Operational continuity planning should define what happens if inventory transactions lag, production confirmations fail, EDI messages are delayed, or reporting dashboards show inconsistent values after go-live. Leaders need threshold-based response plans, command center structures, and escalation paths that include both IT and operations. This is especially important in cloud ERP migration where integration timing and process discipline become more visible.
From an ROI perspective, disciplined risk management protects the business case. Faster close cycles, lower manual reconciliation effort, improved schedule adherence, and better inventory visibility only materialize when the implementation model preserves trust in the new operating environment.
Executive recommendations for manufacturers modernizing legacy ERP
Executives should begin by reframing the program. The objective is not to replace a legacy system because support costs are rising.
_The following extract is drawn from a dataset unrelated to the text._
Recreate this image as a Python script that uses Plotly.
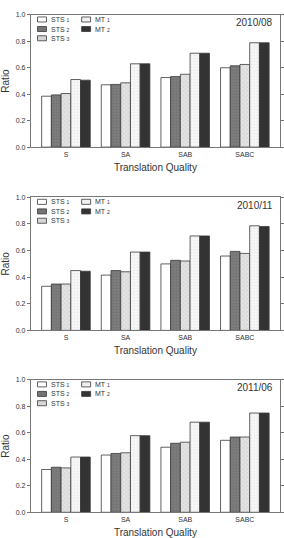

The objective is to create a scalable operating model with trusted reporting, standardized workflows, and stronger decision velocity across plants. That framing changes funding logic, governance design, and success metrics.
Second, require a transformation roadmap that links process harmonization, reporting modernization, cloud migration, and adoption planning into one implementation lifecycle. Separate initiatives create handoff failures and diluted accountability. Third, insist on measurable readiness gates for data quality, site leadership engagement, training effectiveness, and cutover preparedness before each rollout wave.
Finally, treat post-go-live stabilization as part of modernization program delivery. The first ninety days after deployment determine whether the enterprise gains operational resilience or reverts to spreadsheets and local workarounds. Governance, observability, and reinforcement should remain active until transaction discipline and reporting confidence are demonstrably stable.